Today, there are likely more households that have chosen to “cut the cord” and subscribe only to wireless service than there are households that subscribe to a switched-access service provided by an ILEC. And the number of households using Voice over Internet Protocol (VoIP) service will soon surpass the number of households subscribed to an ILEC switched access service.
These statistics are just the most obvious sign of a profound and accelerating technological and societal shift away from “plain old telephone service” (POTS) offered over the legacy public switched telephone network (PSTN) to IP-based services offered over fixed and mobile broadband networks.
In recognition of these facts, the FCC has focused significant resources recently on preparing for the demise of the PSTN and the transition to IP-based networks. In fact, the FCC has established a policy goal of modernizing its rules to “accelerate the transition from circuit-switched to IP networks, with voice ultimately one of many applications running over fixed and mobile broadband networks.” This effort is fundamentally at odds with the continued treatment of ILECs as “dominant” when offering switched access voice services.
The FCC has made a timely decision to deploy a special task force to study the vast changes that have occurred across communications industries, reshaping competition and creating a vast array of new choices for consumers and businesses. This task force will make recommendations on how best to cope with the broad-ranging changes in technology.

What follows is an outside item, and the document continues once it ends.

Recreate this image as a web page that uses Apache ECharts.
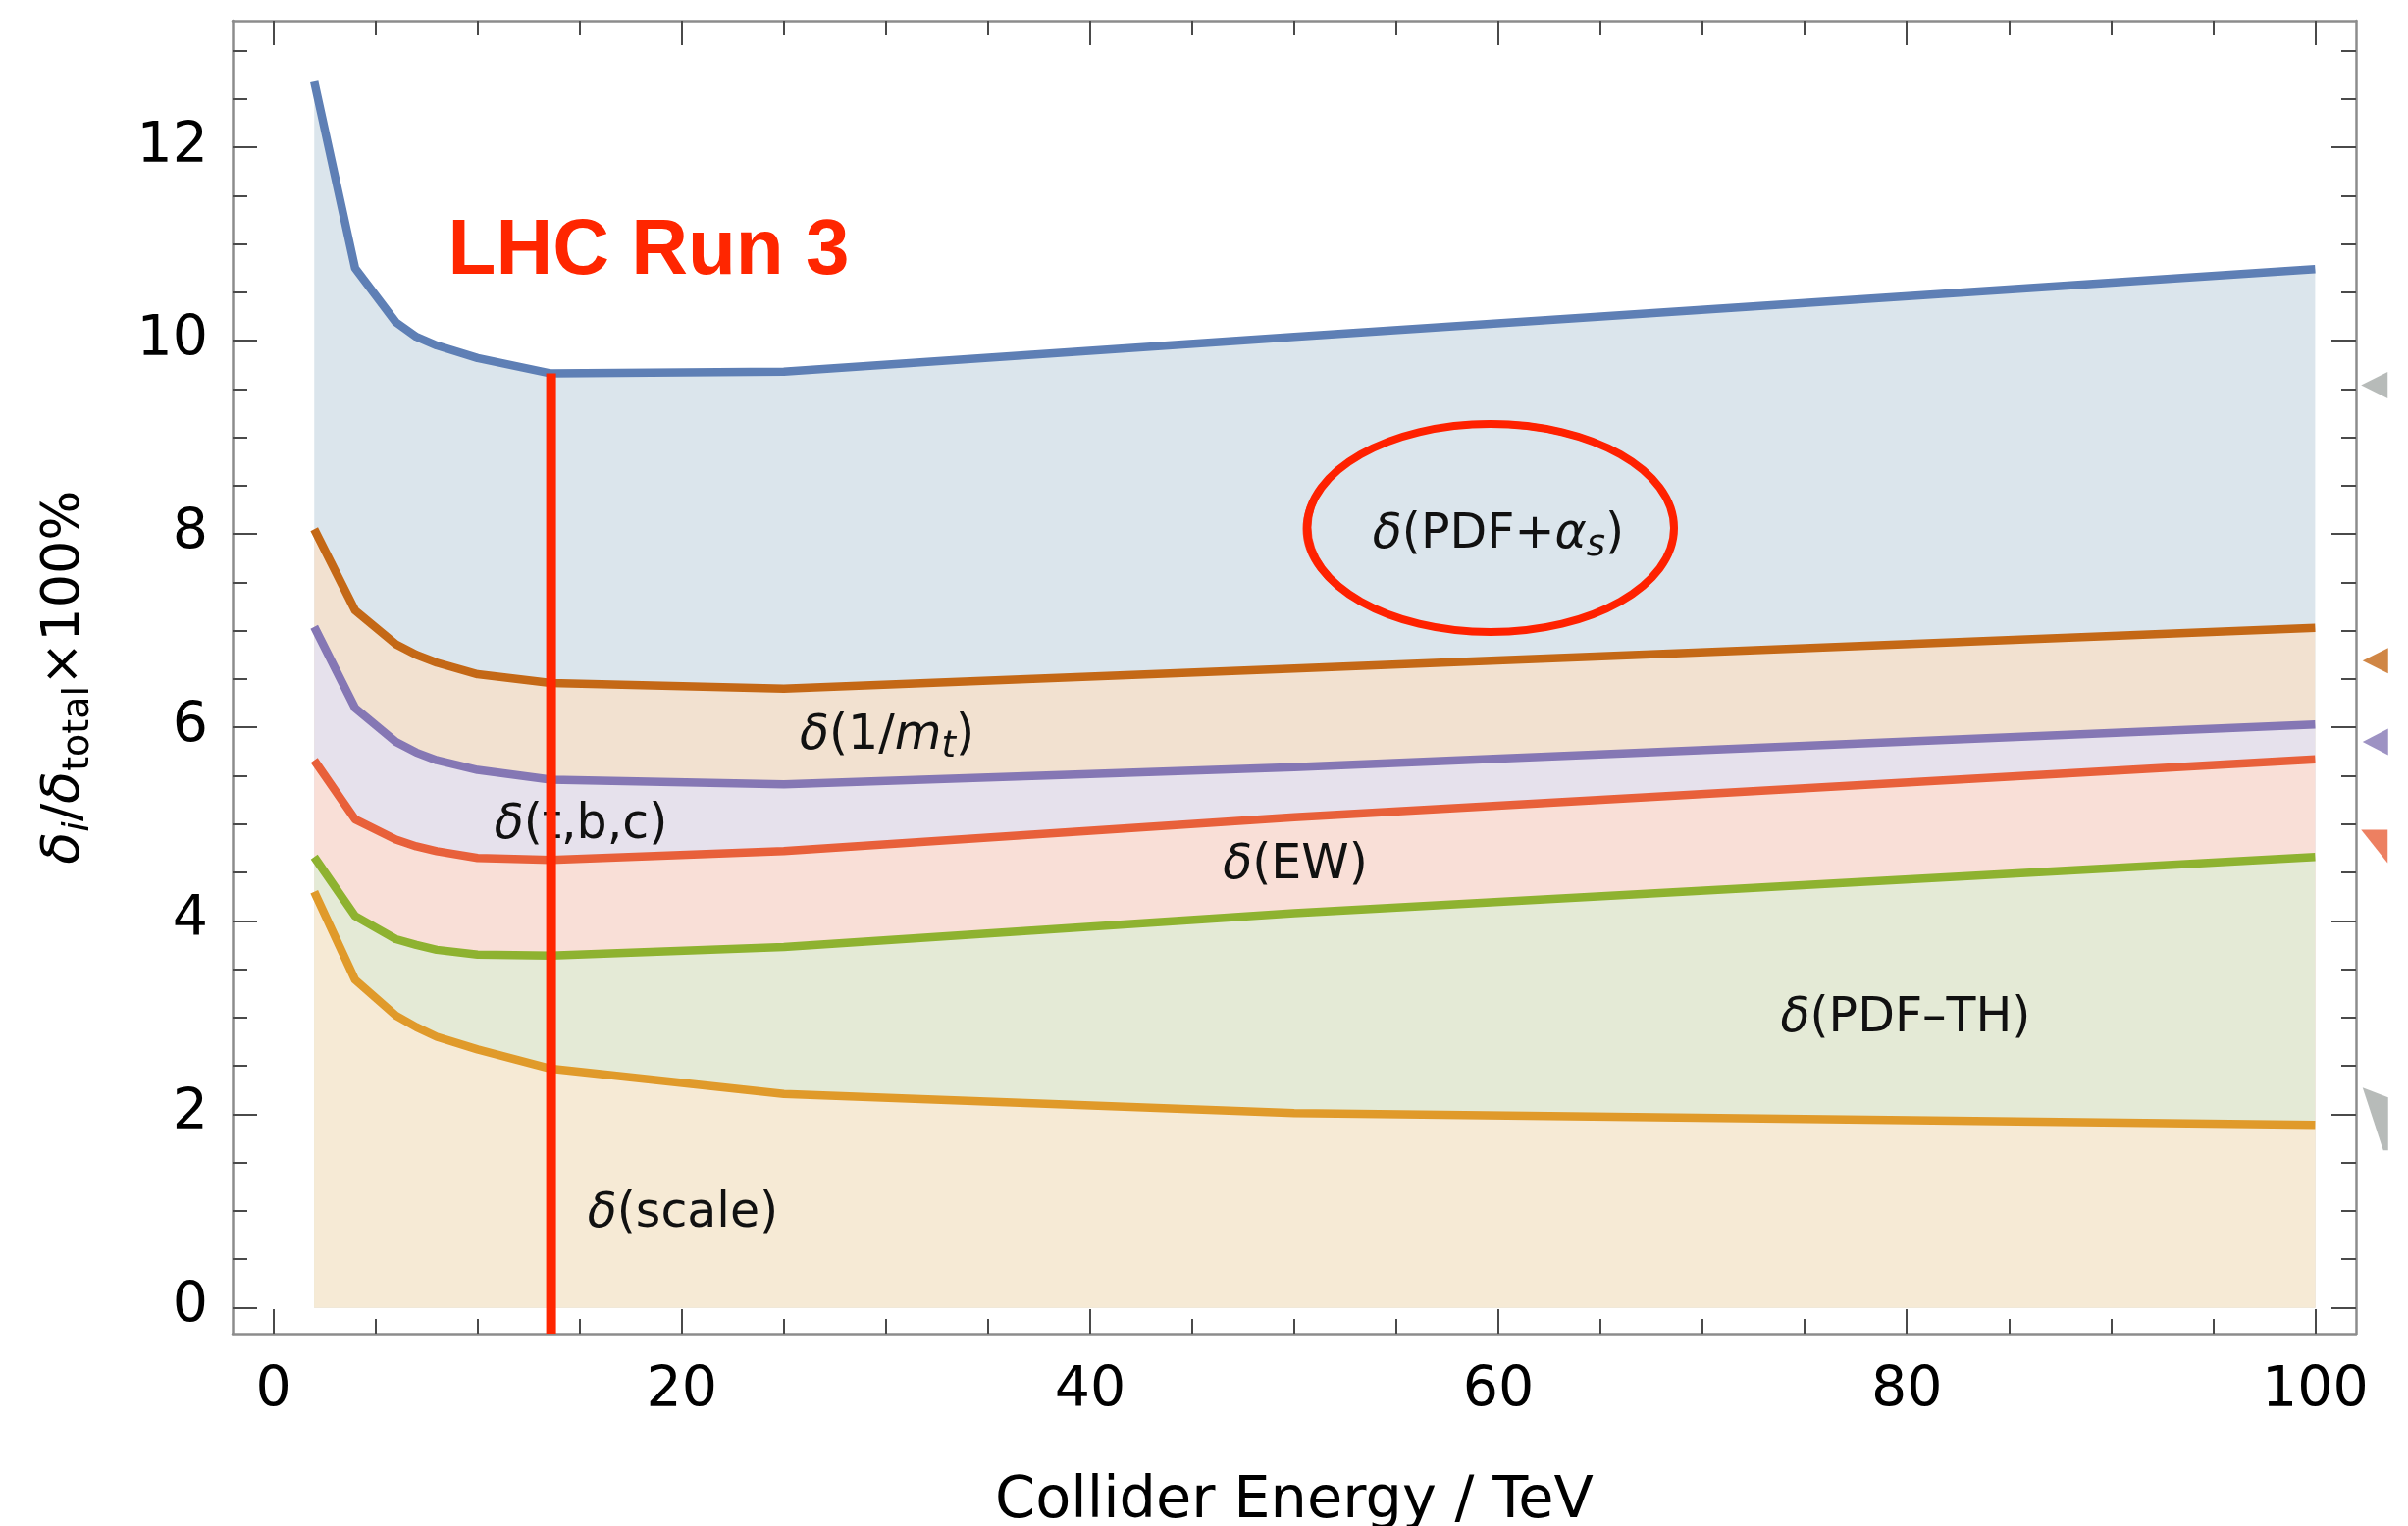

USTelecom believes in today’s changing marketplace, it no longer makes sense as a matter of economics or public policy to continue to treat ILECs as the dominant provider of voice services.
Accordingly, USTelecom has filed a petition that asks the FCC to eliminate unfair regulation of ILECs in the highly competitive local telephone services market. ILECs are but one of many types of competitors that offer voice service to consumers and businesses, so they shouldn’t be singled out for “dominant carrier” regulations that are vestiges of a market structure that no longer exists.
Carriers of all sizes are being forced to address the transition from the PSTN to all IP networks. Removing unnecessary regulation will help by providing regulatory parity and permitting more opportunities for open competition.